▸ **WORK TO COMPLETE**
Output the material word for word. Leave each picture out.

=== MATERIAL ===

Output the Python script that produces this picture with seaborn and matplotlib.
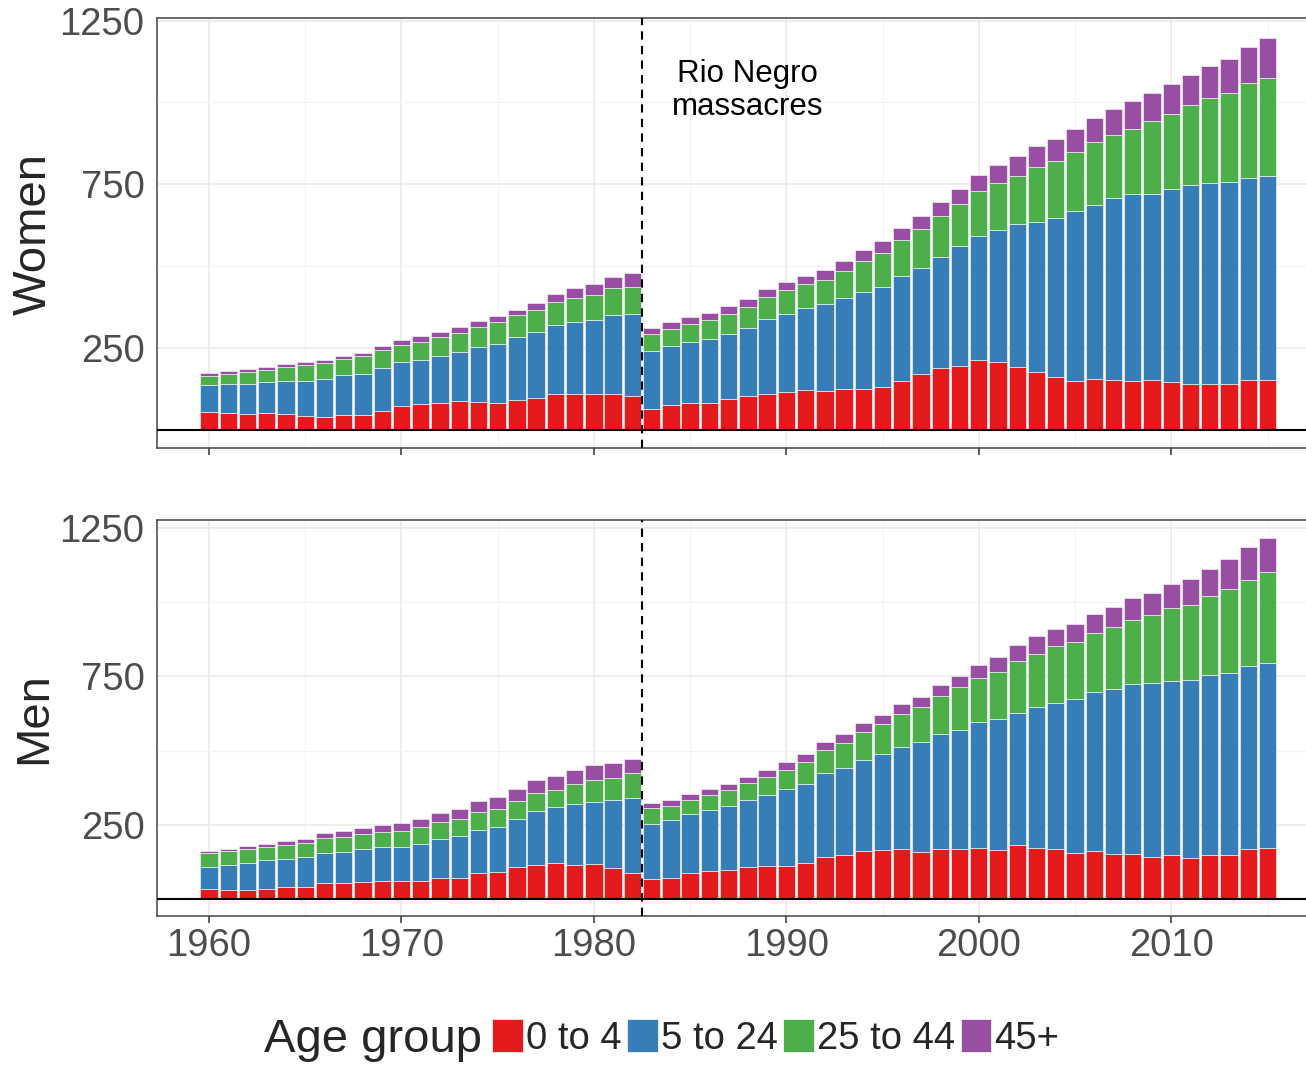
import matplotlib.pyplot as plt
import matplotlib.patches as mpatches
import pandas as pd
import seaborn as sns

sns.set_style("white")
plt.rcParams['font.family'] = ['Liberation Sans', 'DejaVu Sans']

years = list(range(1960, 2016))
age_groups = ["0 to 4", "5 to 24", "25 to 44", "45+"]
colors = ["#E41A1C", "#377EB8", "#4DAF4A", "#984EA3"]

# women, counts per age group
w_0_4 = [53, 50, 47, 50, 47, 42, 39, 45, 45, 57, 72, 77, 81, 87, 85, 81, 91, 96, 108, 109, 108, 108, 102,
         62, 75, 81, 80, 93, 102, 110, 115, 122, 118, 124, 125, 129, 149, 169, 187, 194, 213, 206, 190, 177,
         160, 149, 155, 153, 148, 152, 147, 141, 141, 141, 153, 153]
w_5_24 = [83, 91, 92, 95, 101, 108, 115, 121, 126, 131, 134, 137, 143, 149, 167, 181, 191, 201, 211, 220, 228, 242, 252,
          177, 180, 186, 196, 200, 209, 227, 239, 249, 265, 277, 295, 306, 320, 326, 342, 366, 378, 405, 437, 457,
          486, 520, 533, 554, 571, 569, 588, 607, 614, 617, 617, 621]
w_25_44 = [29, 29, 38, 38, 43, 47, 50, 49, 53, 55, 53, 55, 59, 60, 61, 67, 68, 68, 70, 73, 77, 82, 81,
           53, 52, 56, 59, 62, 65, 68, 72, 73, 75, 85, 95, 104, 111, 118, 124, 129, 137, 144, 149, 168,
           174, 180, 190, 194, 201, 222, 231, 244, 259, 271, 288, 300]
w_45 = [7, 8, 8, 10, 10, 9, 9, 9, 11, 12, 15, 16, 17, 17, 19, 17, 17, 23, 27, 30, 32, 35, 44,
        20, 23, 21, 22, 23, 24, 25, 24, 27, 30, 30, 35, 37, 37, 39, 43, 47, 50, 55, 60, 64,
        69, 70, 74, 79, 84, 85, 90, 92, 96, 103, 112, 122]

# men
m_0_4 = [34, 32, 29, 34, 41, 41, 54, 54, 59, 62, 62, 60, 70, 70, 87, 92, 107, 116, 122, 116, 118, 104, 89,
         67, 72, 87, 93, 98, 107, 112, 111, 121, 143, 147, 161, 166, 170, 157, 167, 167, 173, 164, 181, 171,
         168, 155, 163, 153, 153, 142, 149, 138, 147, 149, 170, 173]
m_5_24 = [75, 84, 94, 96, 93, 100, 102, 106, 111, 114, 112, 126, 132, 141, 144, 151, 163, 181, 187, 205, 210, 229, 250,
          187, 195, 198, 208, 216, 227, 239, 260, 267, 280, 294, 308, 324, 342, 371, 387, 402, 422, 441, 447, 474,
          491, 518, 534, 555, 570, 585, 584, 598, 606, 613, 613, 622]
m_25_44 = [46, 46, 47, 46, 49, 48, 48, 49, 50, 49, 56, 58, 59, 59, 63, 60, 60, 60, 58, 68, 72, 75, 84,
           52, 47, 49, 49, 54, 58, 60, 64, 73, 78, 85, 93, 100, 112, 120, 129, 144, 149, 161, 172, 181,
           192, 191, 200, 207, 217, 229, 248, 254, 267, 281, 291, 307]
m_45 = [8, 8, 8, 11, 13, 13, 17, 20, 20, 26, 27, 27, 29, 34, 36, 40, 39, 44, 48, 47, 51, 49, 50,
        17, 20, 18, 20, 20, 20, 25, 25, 28, 28, 30, 31, 31, 32, 32, 36, 38, 44, 50, 56, 58,
        58, 62, 63, 69, 74, 74, 78, 87, 91, 101, 111, 114]

massacre_year = 1982.5
grey_txt = "#4d4d4d"


def long_df(parts):
    rows = []
    for group, vals in zip(age_groups, parts):
        for y, v in zip(years, vals):
            rows.append({"year": y, "age": group, "count": v})
    return pd.DataFrame(rows)


def panel(ax, df, ylim, show_xlabels):
    sns.histplot(data=df, x="year", weights="count", hue="age",
                 hue_order=age_groups[::-1], palette=dict(zip(age_groups, colors)),
                 multiple="stack", discrete=True, shrink=0.9, alpha=1,
                 edgecolor="white", linewidth=0.4, legend=False, ax=ax)
    ax.axhline(0, color="black", lw=1.5, zorder=3)
    ax.axvline(massacre_year, color="black", lw=1.5, ls=(0, (4, 3)), zorder=3)

    ax.set_xlim(1957.3, 2017.0)
    ax.set_ylim(*ylim)
    ax.set_xticks([1960, 1970, 1980, 1990, 2000, 2010])
    ax.set_xticks([1965, 1975, 1985, 1995, 2005, 2015], minor=True)
    ax.set_yticks([250, 750, 1250])
    ax.set_yticks([0, 500, 1000], minor=True)
    ax.grid(which="major", color="#ebebeb", lw=1.2)
    ax.grid(which="minor", color="#f3f3f3", lw=0.8)
    ax.set_axisbelow(True)

    ax.tick_params(which="major", length=5, width=1.1, color="#333333",
                   labelsize=27.5, labelcolor=grey_txt, pad=4)
    ax.tick_params(which="minor", length=0)
    ax.tick_params(axis="x", bottom=True, labelbottom=show_xlabels)
    ax.set_xlabel("")
    ax.set_ylabel("")
    for side in ["left", "top", "bottom"]:
        ax.spines[side].set_color("#444444")
        ax.spines[side].set_linewidth(1.1)
    ax.spines["right"].set_visible(False)


fig = plt.figure(figsize=(13.06, 10.65), dpi=100)
ax1 = fig.add_axes([157 / 1306, 1 - 448 / 1065, 1 - 157 / 1306, 430 / 1065])
ax2 = fig.add_axes([157 / 1306, 1 - 916 / 1065, 1 - 157 / 1306, 396 / 1065])

panel(ax1, long_df([w_0_4, w_5_24, w_25_44, w_45]), (-56, 1258), False)
panel(ax2, long_df([m_0_4, m_5_24, m_25_44, m_45]), (-57, 1276), True)

ax1.text(1988.0, 1036, "Rio Negro\nmassacres", ha="center", va="center",
         fontsize=22.5, linespacing=1.1, color="black")

fig.text(34 / 1306, 1 - 234 / 1065, "Women", rotation=90, ha="center", va="center", fontsize=34)
fig.text(34 / 1306, 1 - 718 / 1065, "Men", rotation=90, ha="center", va="center", fontsize=34)

fig.text(482 / 1306, 1 - 1040 / 1065, "Age group", ha="right", va="center", fontsize=34)
handles = [mpatches.Patch(facecolor=c, edgecolor="white", lw=0.5) for c in colors]
fig.legend(handles, age_groups, ncol=4, loc="center left",
           bbox_to_anchor=(492 / 1306, 1 - 1038 / 1065), frameon=False, fontsize=27.5,
           handlelength=0.8, handleheight=0.95, handletextpad=0.08, columnspacing=0.15,
           borderpad=0, borderaxespad=0)

plt.savefig("out.png", dpi=100)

===

▸ **THE OUTPUT**
Output the Python script that produces this picture with seaborn and matplotlib.
import matplotlib.pyplot as plt
import matplotlib.patches as mpatches
import pandas as pd
import seaborn as sns

sns.set_style("white")
plt.rcParams['font.family'] = ['Liberation Sans', 'DejaVu Sans']

years = list(range(1960, 2016))
age_groups = ["0 to 4", "5 to 24", "25 to 44", "45+"]
colors = ["#E41A1C", "#377EB8", "#4DAF4A", "#984EA3"]

# women, counts per age group
w_0_4 = [53, 50, 47, 50, 47, 42, 39, 45, 45, 57, 72, 77, 81, 87, 85, 81, 91, 96, 108, 109, 108, 108, 102,
         62, 75, 81, 80, 93, 102, 110, 115, 122, 118, 124, 125, 129, 149, 169, 187, 194, 213, 206, 190, 177,
         160, 149, 155, 153, 148, 152, 147, 141, 141, 141, 153, 153]
w_5_24 = [83, 91, 92, 95, 101, 108, 115, 121, 126, 131, 134, 137, 143, 149, 167, 181, 191, 201, 211, 220, 228, 242, 252,
          177, 180, 186, 196, 200, 209, 227, 239, 249, 265, 277, 295, 306, 320, 326, 342, 366, 378, 405, 437, 457,
          486, 520, 533, 554, 571, 569, 588, 607, 614, 617, 617, 621]
w_25_44 = [29, 29, 38, 38, 43, 47, 50, 49, 53, 55, 53, 55, 59, 60, 61, 67, 68, 68, 70, 73, 77, 82, 81,
           53, 52, 56, 59, 62, 65, 68, 72, 73, 75, 85, 95, 104, 111, 118, 124, 129, 137, 144, 149, 168,
           174, 180, 190, 194, 201, 222, 231, 244, 259, 271, 288, 300]
w_45 = [7, 8, 8, 10, 10, 9, 9, 9, 11, 12, 15, 16, 17, 17, 19, 17, 17, 23, 27, 30, 32, 35, 44,
        20, 23, 21, 22, 23, 24, 25, 24, 27, 30, 30, 35, 37, 37, 39, 43, 47, 50, 55, 60, 64,
        69, 70, 74, 79, 84, 85, 90, 92, 96, 103, 112, 122]

# men
m_0_4 = [34, 32, 29, 34, 41, 41, 54, 54, 59, 62, 62, 60, 70, 70, 87, 92, 107, 116, 122, 116, 118, 104, 89,
         67, 72, 87, 93, 98, 107, 112, 111, 121, 143, 147, 161, 166, 170, 157, 167, 167, 173, 164, 181, 171,
         168, 155, 163, 153, 153, 142, 149, 138, 147, 149, 170, 173]
m_5_24 = [75, 84, 94, 96, 93, 100, 102, 106, 111, 114, 112, 126, 132, 141, 144, 151, 163, 181, 187, 205, 210, 229, 250,
          187, 195, 198, 208, 216, 227, 239, 260, 267, 280, 294, 308, 324, 342, 371, 387, 402, 422, 441, 447, 474,
          491, 518, 534, 555, 570, 585, 584, 598, 606, 613, 613, 622]
m_25_44 = [46, 46, 47, 46, 49, 48, 48, 49, 50, 49, 56, 58, 59, 59, 63, 60, 60, 60, 58, 68, 72, 75, 84,
           52, 47, 49, 49, 54, 58, 60, 64, 73, 78, 85, 93, 100, 112, 120, 129, 144, 149, 161, 172, 181,
           192, 191, 200, 207, 217, 229, 248, 254, 267, 281, 291, 307]
m_45 = [8, 8, 8, 11, 13, 13, 17, 20, 20, 26, 27, 27, 29, 34, 36, 40, 39, 44, 48, 47, 51, 49, 50,
        17, 20, 18, 20, 20, 20, 25, 25, 28, 28, 30, 31, 31, 32, 32, 36, 38, 44, 50, 56, 58,
        58, 62, 63, 69, 74, 74, 78, 87, 91, 101, 111, 114]

massacre_year = 1982.5
grey_txt = "#4d4d4d"


def long_df(parts):
    rows = []
    for group, vals in zip(age_groups, parts):
        for y, v in zip(years, vals):
            rows.append({"year": y, "age": group, "count": v})
    return pd.DataFrame(rows)


def panel(ax, df, ylim, show_xlabels):
    sns.histplot(data=df, x="year", weights="count", hue="age",
                 hue_order=age_groups[::-1], palette=dict(zip(age_groups, colors)),
                 multiple="stack", discrete=True, shrink=0.9, alpha=1,
                 edgecolor="white", linewidth=0.4, legend=False, ax=ax)
    ax.axhline(0, color="black", lw=1.5, zorder=3)
    ax.axvline(massacre_year, color="black", lw=1.5, ls=(0, (4, 3)), zorder=3)

    ax.set_xlim(1957.3, 2017.0)
    ax.set_ylim(*ylim)
    ax.set_xticks([1960, 1970, 1980, 1990, 2000, 2010])
    ax.set_xticks([1965, 1975, 1985, 1995, 2005, 2015], minor=True)
    ax.set_yticks([250, 750, 1250])
    ax.set_yticks([0, 500, 1000], minor=True)
    ax.grid(which="major", color="#ebebeb", lw=1.2)
    ax.grid(which="minor", color="#f3f3f3", lw=0.8)
    ax.set_axisbelow(True)

    ax.tick_params(which="major", length=5, width=1.1, color="#333333",
                   labelsize=27.5, labelcolor=grey_txt, pad=4)
    ax.tick_params(which="minor", length=0)
    ax.tick_params(axis="x", bottom=True, labelbottom=show_xlabels)
    ax.set_xlabel("")
    ax.set_ylabel("")
    for side in ["left", "top", "bottom"]:
        ax.spines[side].set_color("#444444")
        ax.spines[side].set_linewidth(1.1)
    ax.spines["right"].set_visible(False)


fig = plt.figure(figsize=(13.06, 10.65), dpi=100)
ax1 = fig.add_axes([157 / 1306, 1 - 448 / 1065, 1 - 157 / 1306, 430 / 1065])
ax2 = fig.add_axes([157 / 1306, 1 - 916 / 1065, 1 - 157 / 1306, 396 / 1065])

panel(ax1, long_df([w_0_4, w_5_24, w_25_44, w_45]), (-56, 1258), False)
panel(ax2, long_df([m_0_4, m_5_24, m_25_44, m_45]), (-57, 1276), True)

ax1.text(1988.0, 1036, "Rio Negro\nmassacres", ha="center", va="center",
         fontsize=22.5, linespacing=1.1, color="black")

fig.text(34 / 1306, 1 - 234 / 1065, "Women", rotation=90, ha="center", va="center", fontsize=34)
fig.text(34 / 1306, 1 - 718 / 1065, "Men", rotation=90, ha="center", va="center", fontsize=34)

fig.text(482 / 1306, 1 - 1040 / 1065, "Age group", ha="right", va="center", fontsize=34)
handles = [mpatches.Patch(facecolor=c, edgecolor="white", lw=0.5) for c in colors]
fig.legend(handles, age_groups, ncol=4, loc="center left",
           bbox_to_anchor=(492 / 1306, 1 - 1038 / 1065), frameon=False, fontsize=27.5,
           handlelength=0.8, handleheight=0.95, handletextpad=0.08, columnspacing=0.15,
           borderpad=0, borderaxespad=0)

plt.savefig("out.png", dpi=100)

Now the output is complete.